### REQUIRED WORK
Track down each line that has the word "Apache" and copy it.
------------------------------------
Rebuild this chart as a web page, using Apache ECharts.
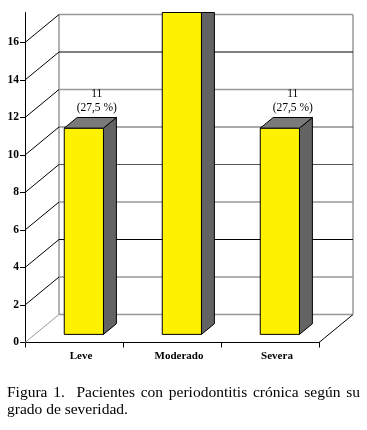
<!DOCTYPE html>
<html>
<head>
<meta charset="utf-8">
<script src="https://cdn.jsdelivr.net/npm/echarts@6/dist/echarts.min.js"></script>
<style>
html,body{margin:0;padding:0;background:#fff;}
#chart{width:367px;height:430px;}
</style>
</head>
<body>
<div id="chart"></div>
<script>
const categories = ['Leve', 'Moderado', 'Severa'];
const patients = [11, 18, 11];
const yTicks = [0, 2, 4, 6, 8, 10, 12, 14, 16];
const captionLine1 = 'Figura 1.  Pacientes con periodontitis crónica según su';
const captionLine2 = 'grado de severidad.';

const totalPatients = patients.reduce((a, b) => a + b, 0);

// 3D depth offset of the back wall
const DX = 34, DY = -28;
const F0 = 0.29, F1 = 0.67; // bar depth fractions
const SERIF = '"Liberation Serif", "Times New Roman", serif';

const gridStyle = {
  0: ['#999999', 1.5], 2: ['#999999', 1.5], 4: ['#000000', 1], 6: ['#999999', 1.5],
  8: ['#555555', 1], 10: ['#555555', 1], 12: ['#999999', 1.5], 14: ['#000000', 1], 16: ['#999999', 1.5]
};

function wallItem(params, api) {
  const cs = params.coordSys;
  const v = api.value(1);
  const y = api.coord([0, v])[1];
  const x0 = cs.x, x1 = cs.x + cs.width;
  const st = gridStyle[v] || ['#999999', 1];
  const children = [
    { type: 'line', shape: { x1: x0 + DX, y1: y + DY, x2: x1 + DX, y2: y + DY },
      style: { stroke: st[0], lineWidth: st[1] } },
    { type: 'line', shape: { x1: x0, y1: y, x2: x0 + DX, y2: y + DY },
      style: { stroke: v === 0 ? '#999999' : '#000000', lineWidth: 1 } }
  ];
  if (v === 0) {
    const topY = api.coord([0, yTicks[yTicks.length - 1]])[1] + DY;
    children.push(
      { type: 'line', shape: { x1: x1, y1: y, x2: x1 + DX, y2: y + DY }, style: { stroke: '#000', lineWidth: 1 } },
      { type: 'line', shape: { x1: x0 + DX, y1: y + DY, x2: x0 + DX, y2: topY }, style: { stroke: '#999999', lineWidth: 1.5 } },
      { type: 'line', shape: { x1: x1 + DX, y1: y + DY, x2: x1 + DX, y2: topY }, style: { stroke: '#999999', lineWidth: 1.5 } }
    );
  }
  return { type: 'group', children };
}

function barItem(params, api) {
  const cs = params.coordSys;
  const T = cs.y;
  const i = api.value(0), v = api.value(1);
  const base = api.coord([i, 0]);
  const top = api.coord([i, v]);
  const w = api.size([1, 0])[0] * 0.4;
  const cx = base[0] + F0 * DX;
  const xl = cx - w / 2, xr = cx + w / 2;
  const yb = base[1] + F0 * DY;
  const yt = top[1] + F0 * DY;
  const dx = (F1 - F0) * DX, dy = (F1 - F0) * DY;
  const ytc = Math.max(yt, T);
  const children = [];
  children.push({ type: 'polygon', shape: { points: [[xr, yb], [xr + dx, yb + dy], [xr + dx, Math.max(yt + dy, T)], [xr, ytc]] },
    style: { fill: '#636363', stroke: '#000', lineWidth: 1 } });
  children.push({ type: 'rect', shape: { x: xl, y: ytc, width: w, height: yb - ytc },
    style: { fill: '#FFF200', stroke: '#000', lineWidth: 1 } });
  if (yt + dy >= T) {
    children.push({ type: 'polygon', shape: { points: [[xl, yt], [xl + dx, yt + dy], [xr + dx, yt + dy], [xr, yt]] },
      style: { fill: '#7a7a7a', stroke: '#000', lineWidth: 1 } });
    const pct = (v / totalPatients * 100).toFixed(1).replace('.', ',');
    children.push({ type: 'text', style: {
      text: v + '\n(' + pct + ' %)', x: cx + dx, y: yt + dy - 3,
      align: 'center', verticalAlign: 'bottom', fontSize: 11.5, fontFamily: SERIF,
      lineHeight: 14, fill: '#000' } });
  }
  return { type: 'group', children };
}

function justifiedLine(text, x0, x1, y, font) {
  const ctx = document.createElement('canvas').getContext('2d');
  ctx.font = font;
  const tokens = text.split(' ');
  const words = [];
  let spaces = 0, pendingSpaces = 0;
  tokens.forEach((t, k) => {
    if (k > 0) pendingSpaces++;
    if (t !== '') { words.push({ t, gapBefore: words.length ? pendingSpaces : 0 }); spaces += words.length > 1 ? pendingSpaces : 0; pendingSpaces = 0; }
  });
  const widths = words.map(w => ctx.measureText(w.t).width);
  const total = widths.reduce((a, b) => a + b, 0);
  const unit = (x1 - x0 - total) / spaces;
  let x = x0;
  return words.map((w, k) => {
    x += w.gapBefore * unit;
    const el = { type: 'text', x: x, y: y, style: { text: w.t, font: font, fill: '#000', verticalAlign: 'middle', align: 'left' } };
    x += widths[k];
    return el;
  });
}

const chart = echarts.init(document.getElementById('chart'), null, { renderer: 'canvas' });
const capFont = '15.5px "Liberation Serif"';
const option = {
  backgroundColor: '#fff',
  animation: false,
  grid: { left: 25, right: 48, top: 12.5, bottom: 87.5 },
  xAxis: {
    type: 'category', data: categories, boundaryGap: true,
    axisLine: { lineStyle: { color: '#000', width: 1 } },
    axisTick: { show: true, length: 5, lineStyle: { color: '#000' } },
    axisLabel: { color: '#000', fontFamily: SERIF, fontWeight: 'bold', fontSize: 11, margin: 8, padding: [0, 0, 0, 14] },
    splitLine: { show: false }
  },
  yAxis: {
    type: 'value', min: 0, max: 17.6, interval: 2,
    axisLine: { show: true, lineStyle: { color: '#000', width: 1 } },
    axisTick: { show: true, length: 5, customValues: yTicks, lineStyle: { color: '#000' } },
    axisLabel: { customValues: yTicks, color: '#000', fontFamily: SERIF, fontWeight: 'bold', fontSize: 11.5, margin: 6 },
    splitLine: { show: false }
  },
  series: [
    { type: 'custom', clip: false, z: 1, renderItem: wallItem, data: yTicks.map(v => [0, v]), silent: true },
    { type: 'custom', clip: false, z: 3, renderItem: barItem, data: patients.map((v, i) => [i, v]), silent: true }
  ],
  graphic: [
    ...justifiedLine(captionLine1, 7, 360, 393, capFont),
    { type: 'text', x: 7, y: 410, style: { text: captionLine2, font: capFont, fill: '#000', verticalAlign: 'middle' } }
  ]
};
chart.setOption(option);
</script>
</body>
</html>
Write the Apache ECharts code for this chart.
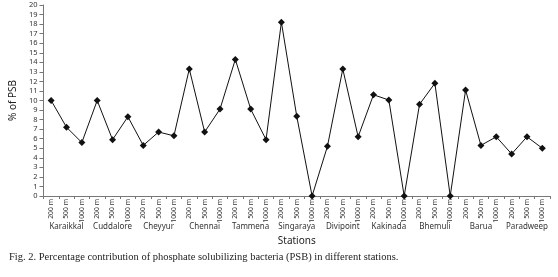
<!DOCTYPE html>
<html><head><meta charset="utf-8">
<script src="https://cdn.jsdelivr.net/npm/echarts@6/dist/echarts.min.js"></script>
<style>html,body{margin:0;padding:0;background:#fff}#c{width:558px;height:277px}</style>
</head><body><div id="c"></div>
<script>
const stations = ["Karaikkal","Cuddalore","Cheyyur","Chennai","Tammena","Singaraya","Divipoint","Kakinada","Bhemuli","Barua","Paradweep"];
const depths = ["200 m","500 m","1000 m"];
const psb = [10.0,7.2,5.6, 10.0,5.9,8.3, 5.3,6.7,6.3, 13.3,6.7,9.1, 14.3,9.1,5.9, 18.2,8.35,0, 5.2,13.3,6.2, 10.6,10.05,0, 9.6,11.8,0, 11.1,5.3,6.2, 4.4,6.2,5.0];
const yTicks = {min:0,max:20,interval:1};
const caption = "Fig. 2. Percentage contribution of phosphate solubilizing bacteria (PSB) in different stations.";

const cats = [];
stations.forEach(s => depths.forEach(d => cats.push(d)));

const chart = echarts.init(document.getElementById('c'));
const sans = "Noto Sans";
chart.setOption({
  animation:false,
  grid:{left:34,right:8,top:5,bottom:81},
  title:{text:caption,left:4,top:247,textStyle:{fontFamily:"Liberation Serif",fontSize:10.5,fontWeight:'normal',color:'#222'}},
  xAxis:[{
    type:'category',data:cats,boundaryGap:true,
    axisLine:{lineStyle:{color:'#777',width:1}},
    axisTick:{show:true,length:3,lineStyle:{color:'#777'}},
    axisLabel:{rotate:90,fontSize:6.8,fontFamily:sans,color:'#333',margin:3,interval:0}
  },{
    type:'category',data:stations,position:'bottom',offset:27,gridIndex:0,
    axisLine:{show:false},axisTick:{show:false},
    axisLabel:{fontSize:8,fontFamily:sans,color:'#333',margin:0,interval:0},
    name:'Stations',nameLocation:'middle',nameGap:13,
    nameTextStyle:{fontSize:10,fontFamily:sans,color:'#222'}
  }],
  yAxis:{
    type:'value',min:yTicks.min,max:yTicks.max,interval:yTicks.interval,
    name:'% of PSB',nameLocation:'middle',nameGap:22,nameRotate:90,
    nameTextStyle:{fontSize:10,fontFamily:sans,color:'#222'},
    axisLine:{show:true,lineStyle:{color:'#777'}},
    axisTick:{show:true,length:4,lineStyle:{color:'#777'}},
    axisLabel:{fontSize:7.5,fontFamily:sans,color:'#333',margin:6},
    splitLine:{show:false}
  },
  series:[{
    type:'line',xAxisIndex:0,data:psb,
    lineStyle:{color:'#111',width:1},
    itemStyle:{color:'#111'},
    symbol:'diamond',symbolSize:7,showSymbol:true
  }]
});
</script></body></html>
------------------------------------
### WRITTEN ANSWER
Rebuild this chart as a web page, using Apache ECharts.
Write the Apache ECharts code for this chart.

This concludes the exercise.